Source code of charts:

————————

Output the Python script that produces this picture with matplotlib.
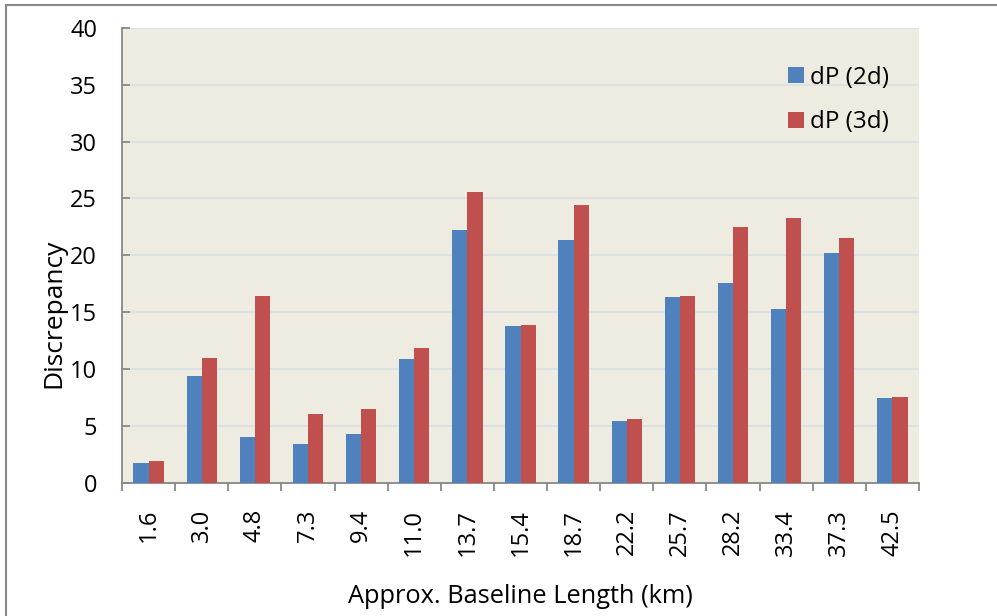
import matplotlib
matplotlib.use("Agg")
import matplotlib.pyplot as plt
import numpy as np
from matplotlib.lines import Line2D

categories = ["1.6", "3.0", "4.8", "7.3", "9.4", "11.0", "13.7", "15.4", "18.7",
              "22.2", "25.7", "28.2", "33.4", "37.3", "42.5"]
dp_2d = [1.7, 9.4, 4.0, 3.4, 4.3, 10.9, 22.2, 13.8, 21.3, 5.4, 16.3, 17.6, 15.3, 20.2, 7.4]
dp_3d = [1.9, 11.0, 16.4, 6.0, 6.5, 11.8, 25.6, 13.9, 24.4, 5.6, 16.4, 22.5, 23.3, 21.5, 7.5]
series_labels = ["dP (2d)", "dP (3d)"]
yticks = [0, 5, 10, 15, 20, 25, 30, 35, 40]

plt.rcParams['font.family'] = ['Open Sans', 'DejaVu Sans']

fig = plt.figure(figsize=(9.97, 6.16), dpi=100)
ax = fig.add_axes([122/997, 1 - 482.5/616, (919-122)/997, (482.5-28)/616])
ax.set_facecolor('#EEECE1')

x = np.arange(len(categories))
w = 1/3.5
ax.bar(x - w/2, dp_2d, width=w, color='#4F81BD', label=series_labels[0], zorder=3)
ax.bar(x + w/2, dp_3d, width=w, color='#C0504D', label=series_labels[1], zorder=3)

ax.set_xlim(-0.5, len(categories) - 0.5)
ax.set_ylim(0, 40)
ax.set_yticks(yticks)
ax.yaxis.grid(True, color='#D9E0E5', linewidth=1.2, zorder=0)
ax.set_axisbelow(True)

ax.set_xticks(np.arange(len(categories) + 1) - 0.5)
ax.set_xticklabels([])
ax.set_xticks(x, minor=True)
ax.set_xticklabels(categories, minor=True, rotation=90, fontsize=17)
ax.tick_params(axis='x', which='minor', length=0, pad=19)
ax.tick_params(axis='x', which='major', length=6, width=1.3, color='#888888', direction='out')
ax.tick_params(axis='y', which='major', length=6, width=1.3, color='#888888', direction='in',
               labelsize=17, pad=18)

for s in ['top', 'right']:
    ax.spines[s].set_visible(False)
for s in ['left', 'bottom']:
    ax.spines[s].set_color('#888888')
    ax.spines[s].set_linewidth(1.3)

ax.set_xlabel("Approx. Baseline Length (km)", fontsize=18.3, labelpad=20)
ax.set_ylabel("Discrepancy", fontsize=19)
ax.yaxis.set_label_coords((66 - 122) / 797, (482.5 - 313) / 454.5)

leg = ax.legend(loc='upper right', bbox_to_anchor=(0.99, 0.965), frameon=False, fontsize=17.5,
                handlelength=0.65, handleheight=0.65, handletextpad=0.25, labelspacing=0.85)

# outer chart border
fig.add_artist(Line2D([6/997, 6/997], [0, 1 - 5/616], transform=fig.transFigure,
                      color='#888888', linewidth=1.5))
fig.add_artist(Line2D([6/997, 1], [1 - 5/616, 1 - 5/616], transform=fig.transFigure,
                      color='#888888', linewidth=1.5))

fig.savefig("out.png", dpi=100)
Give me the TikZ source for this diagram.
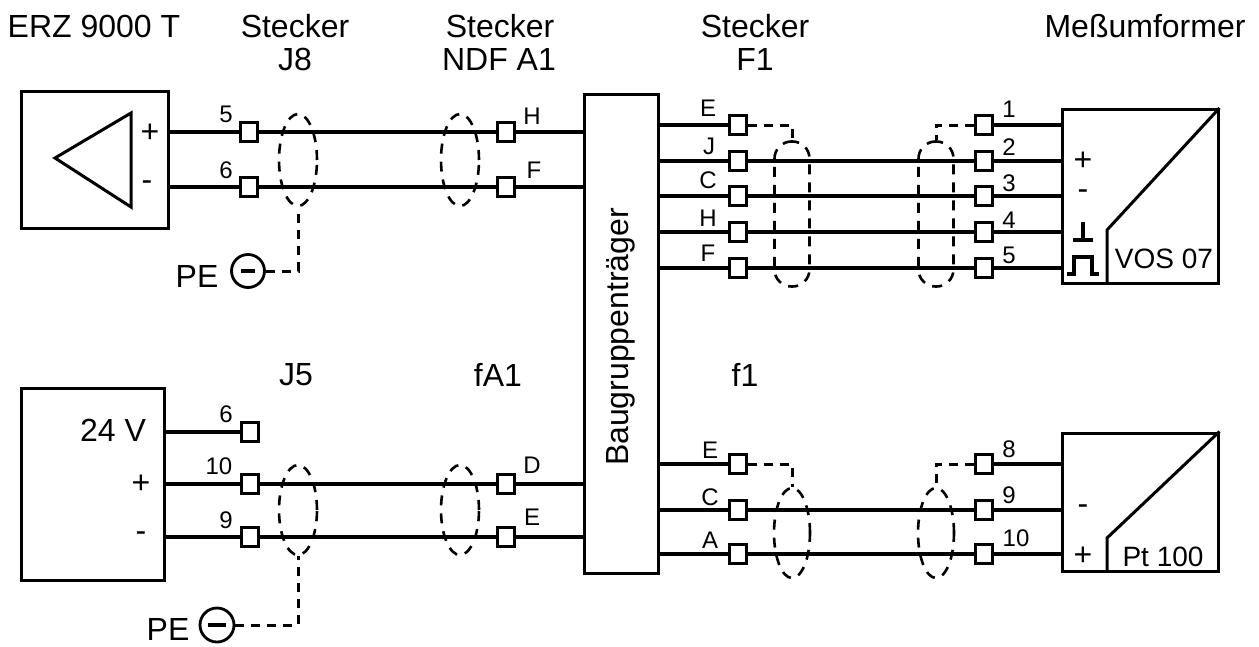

————————

**Work required**.
Give back all entries exactly. No pictures belong in the copy.

**Exercise response**.
Output the Python script that produces this picture with matplotlib.
import matplotlib
matplotlib.use("Agg")
import matplotlib.pyplot as plt
import numpy as np
from matplotlib.lines import Line2D

categories = ["1.6", "3.0", "4.8", "7.3", "9.4", "11.0", "13.7", "15.4", "18.7",
              "22.2", "25.7", "28.2", "33.4", "37.3", "42.5"]
dp_2d = [1.7, 9.4, 4.0, 3.4, 4.3, 10.9, 22.2, 13.8, 21.3, 5.4, 16.3, 17.6, 15.3, 20.2, 7.4]
dp_3d = [1.9, 11.0, 16.4, 6.0, 6.5, 11.8, 25.6, 13.9, 24.4, 5.6, 16.4, 22.5, 23.3, 21.5, 7.5]
series_labels = ["dP (2d)", "dP (3d)"]
yticks = [0, 5, 10, 15, 20, 25, 30, 35, 40]

plt.rcParams['font.family'] = ['Open Sans', 'DejaVu Sans']

fig = plt.figure(figsize=(9.97, 6.16), dpi=100)
ax = fig.add_axes([122/997, 1 - 482.5/616, (919-122)/997, (482.5-28)/616])
ax.set_facecolor('#EEECE1')

x = np.arange(len(categories))
w = 1/3.5
ax.bar(x - w/2, dp_2d, width=w, color='#4F81BD', label=series_labels[0], zorder=3)
ax.bar(x + w/2, dp_3d, width=w, color='#C0504D', label=series_labels[1], zorder=3)

ax.set_xlim(-0.5, len(categories) - 0.5)
ax.set_ylim(0, 40)
ax.set_yticks(yticks)
ax.yaxis.grid(True, color='#D9E0E5', linewidth=1.2, zorder=0)
ax.set_axisbelow(True)

ax.set_xticks(np.arange(len(categories) + 1) - 0.5)
ax.set_xticklabels([])
ax.set_xticks(x, minor=True)
ax.set_xticklabels(categories, minor=True, rotation=90, fontsize=17)
ax.tick_params(axis='x', which='minor', length=0, pad=19)
ax.tick_params(axis='x', which='major', length=6, width=1.3, color='#888888', direction='out')
ax.tick_params(axis='y', which='major', length=6, width=1.3, color='#888888', direction='in',
               labelsize=17, pad=18)

for s in ['top', 'right']:
    ax.spines[s].set_visible(False)
for s in ['left', 'bottom']:
    ax.spines[s].set_color('#888888')
    ax.spines[s].set_linewidth(1.3)

ax.set_xlabel("Approx. Baseline Length (km)", fontsize=18.3, labelpad=20)
ax.set_ylabel("Discrepancy", fontsize=19)
ax.yaxis.set_label_coords((66 - 122) / 797, (482.5 - 313) / 454.5)

leg = ax.legend(loc='upper right', bbox_to_anchor=(0.99, 0.965), frameon=False, fontsize=17.5,
                handlelength=0.65, handleheight=0.65, handletextpad=0.25, labelspacing=0.85)

# outer chart border
fig.add_artist(Line2D([6/997, 6/997], [0, 1 - 5/616], transform=fig.transFigure,
                      color='#888888', linewidth=1.5))
fig.add_artist(Line2D([6/997, 1], [1 - 5/616, 1 - 5/616], transform=fig.transFigure,
                      color='#888888', linewidth=1.5))

fig.savefig("out.png", dpi=100)
Give me the TikZ source for this diagram.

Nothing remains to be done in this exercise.